Class of 2021 Took the Biggest Hit from COVID
September 30, 2020
With this pandemic going on, everyone can agree on one thing: it sucks. But who has it the worst? Is it the freshmen who have to experience their first year of high school like this? Is it the sophomores or juniors? Definitely not. Is it the seniors who have to experience their last year of high school with half capacity, no school dances, and no lunch? Or maybe it’s the freshmen in college who moved to an entirely foreign place without being able to go out and make friends very easily. Everyone has it bad, no doubt, but there is a correct answer as to who has it the worst: this year’s seniors.
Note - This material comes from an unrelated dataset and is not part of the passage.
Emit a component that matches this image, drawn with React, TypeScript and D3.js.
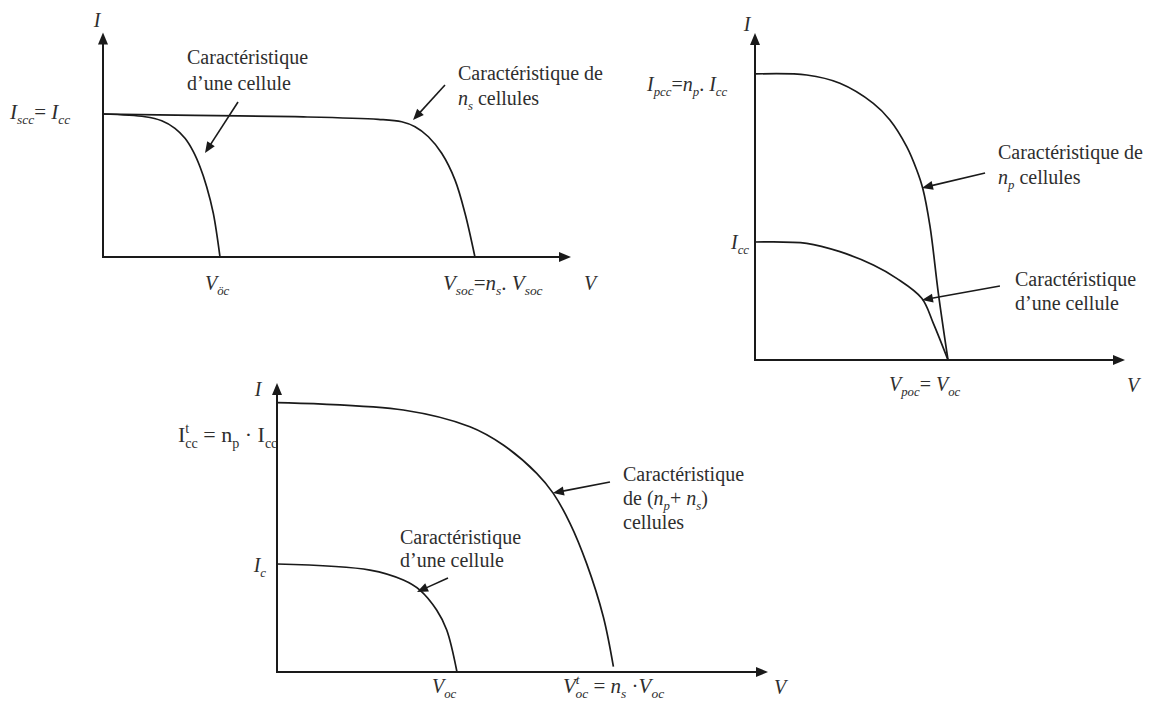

The class of 2021 has been at Tilghman for four years now. They have the most memories and school pride as any other class. Their senior year was just in reach; all the traditions they watched their older brothers and sisters experience and saw in the movies were about to a reality. But someone named COVID snatched it away from them.
No prom (junior OR senior year), no homecoming, no shoving freshmen into lockers, no pep rally, eating in the courtyard, no guarantee of a graduation, no college visits (but still all the stress of college applications) and worst of all, no mouthing those jokes across the room while the teacher is lecturing anymore. So please, classes of ’22, ’23 and ’24, do tell how you have it worse. You still have at least a year and a half with all your best friends to experience the rest of high school and the rest of your time with your best friends. You can still experience the Mayfield week bike ride and the courtyard your senior year and proms. You get to have the full-circle moment from the beginning of the year in the class meeting with your entire class in one place to sitting before the graduation stage all together again.
This is not to say that everyone isn’t experiencing the sad repercussions of this virus, but some definitely are missing out on more than others, and class of 2021 wishes more than anything they could have the chance to do their long-awaited senior year as they’d always imagined.